Scarlett Johansson And 7 Other Oscar Nominees Who Were Up For Two Acting Categories In The Same Year
Much of the widespread acclaim Scarlett Johansson has received in the past year has come from both her lead performance in Marriage Story and her supporting role in Jojo Rabbit. The Academy seems to agree with the acclaim, nominating the actress for both roles in the Best Actress and Best Supporting Actress categories for the 2020 Oscars.
While this may seem like an unusual circumstance for awards shows, Scarlett Johansson is not the first actress to receive dual nominations simultaneously. In fact, several performers have had the honor of being nominated for an Oscars in a leading role and a supporting role in the same year without breaking any of the rules the Academy of Motion Picture Arts and Sciences has been known to be quite stern about.

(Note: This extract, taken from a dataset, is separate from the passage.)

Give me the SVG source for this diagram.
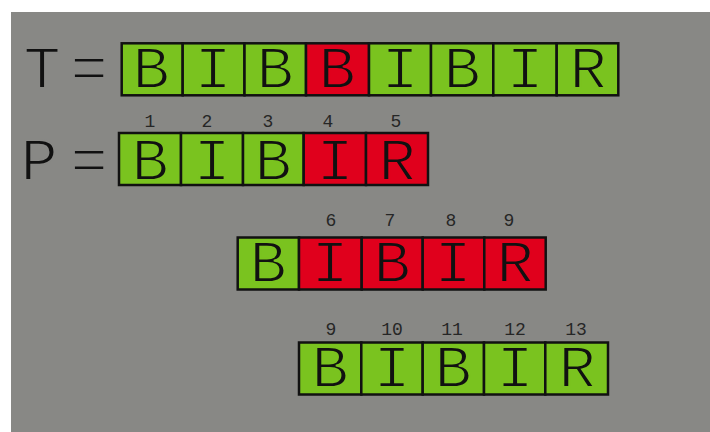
<svg xmlns="http://www.w3.org/2000/svg" width="710" height="432" viewBox="0 0 710 432">
<style>
.g{fill:#7ac31f;stroke:#111;stroke-width:2.5}
.r{fill:#e0001c;stroke:#111;stroke-width:2.5}
.L{font-family:"Liberation Mono","Courier New",monospace;font-size:62px;fill:#111;text-anchor:middle;stroke-width:1.8px}
.Lg{stroke:#7ac31f}
.Lr{stroke:#e0001c}
.Lb{stroke:#888885}
.n{font-family:"Liberation Mono","Courier New",monospace;font-size:18px;fill:#262626;text-anchor:middle}
</style>
<rect x="0" y="0" width="710" height="432" fill="#ffffff"/>
<rect x="11" y="12" width="699" height="420" fill="#888885"/>
<g id="labelT"><text class="L Lb" x="42" y="87.5">T</text><text class="L Lb" x="89" y="87.5">=</text></g>
<g id="labelP"><text class="L Lb" x="39" y="180">P</text><text class="L Lb" x="89" y="180">=</text></g>
<g id="rowT">
<rect class="g" x="121.7" y="43.3" width="61" height="52"/>
<rect class="g" x="182.7" y="43.3" width="61.8" height="52"/>
<rect class="g" x="244.5" y="43.3" width="61.5" height="52"/>
<rect class="r" x="306" y="43.3" width="63" height="52"/>
<rect class="g" x="369" y="43.3" width="62" height="52"/>
<rect class="g" x="431" y="43.3" width="62.3" height="52"/>
<rect class="g" x="493.3" y="43.3" width="63.4" height="52"/>
<rect class="g" x="556.7" y="43.3" width="61.6" height="52"/>
<text class="L Lg" x="151" y="87.5">B</text>
<text class="L Lg" x="213" y="87.5">I</text>
<text class="L Lg" x="275" y="87.5">B</text>
<text class="L Lr" x="337" y="87.5">B</text>
<text class="L Lg" x="400" y="87.5">I</text>
<text class="L Lg" x="462" y="87.5">B</text>
<text class="L Lg" x="525" y="87.5">I</text>
<text class="L Lg" x="588" y="87.5">R</text>
</g>
<g id="rowP">
<rect class="g" x="119" y="133" width="62" height="52"/>
<rect class="g" x="181" y="133" width="62" height="52"/>
<rect class="g" x="243" y="133" width="60.7" height="52"/>
<rect class="r" x="303.7" y="133" width="62.3" height="52"/>
<rect class="r" x="366" y="133" width="62" height="52"/>
<text class="L Lg" x="150" y="180">B</text>
<text class="L Lg" x="212" y="180">I</text>
<text class="L Lg" x="273" y="180">B</text>
<text class="L Lr" x="335" y="180">I</text>
<text class="L Lr" x="397" y="180">R</text>
<text class="n" x="150" y="127">1</text>
<text class="n" x="207" y="127">2</text>
<text class="n" x="268" y="127">3</text>
<text class="n" x="328" y="127">4</text>
<text class="n" x="396" y="127">5</text>
</g>
<g id="row3">
<rect class="g" x="237.7" y="237.5" width="61.3" height="52"/>
<rect class="r" x="299" y="237.5" width="62.7" height="52"/>
<rect class="r" x="361.7" y="237.5" width="61" height="52"/>
<rect class="r" x="422.7" y="237.5" width="61.6" height="52"/>
<rect class="r" x="484.3" y="237.5" width="61.4" height="52"/>
<text class="L Lg" x="268" y="282">B</text>
<text class="L Lr" x="330" y="282">I</text>
<text class="L Lr" x="392" y="282">B</text>
<text class="L Lr" x="453" y="282">I</text>
<text class="L Lr" x="515" y="282">R</text>
<text class="n" x="331" y="226">6</text>
<text class="n" x="390" y="226">7</text>
<text class="n" x="451" y="226">8</text>
<text class="n" x="509" y="226">9</text>
</g>
<g id="row4">
<rect class="g" x="299" y="342.5" width="62.3" height="52"/>
<rect class="g" x="361.3" y="342.5" width="61.4" height="52"/>
<rect class="g" x="422.7" y="342.5" width="61.3" height="52"/>
<rect class="g" x="484" y="342.5" width="61.3" height="52"/>
<rect class="g" x="545.3" y="342.5" width="62.7" height="52"/>
<text class="L Lg" x="330" y="387">B</text>
<text class="L Lg" x="392" y="387">I</text>
<text class="L Lg" x="453" y="387">B</text>
<text class="L Lg" x="515" y="387">I</text>
<text class="L Lg" x="577" y="387">R</text>
<text class="n" x="331" y="335">9</text>
<text class="n" x="392" y="335">10</text>
<text class="n" x="452" y="335">11</text>
<text class="n" x="515" y="335">12</text>
<text class="n" x="576" y="335">13</text>
</g>
<g id="connectors"/>
</svg>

With that in mind, what other actors and actresses have impressed the Academy enough to earn nominations in both acting categories in the same year? Has any actor ever taken home two Oscars in one night? We shall provide the answers here.
Scarlett Johansson
2020 - Best Actress: Marriage Story, Best Supporting Actress: Jojo Rabbit
Starting with the woman of the hour, Scarlett Johansson had quite a year in 2019 from the emotional, pre-solo-movie send-off of her MCU character, Black Widow, in Avengers: Endgame to her engagement to Saturday Night Live star and “Weekend Update” anchor, Colin Jost. Receiving nods in both the Best Actress and Best Supporting Actress category (her first ever Oscar nominations) for the 2020 Academy Awards puts a nice cap on things, so far.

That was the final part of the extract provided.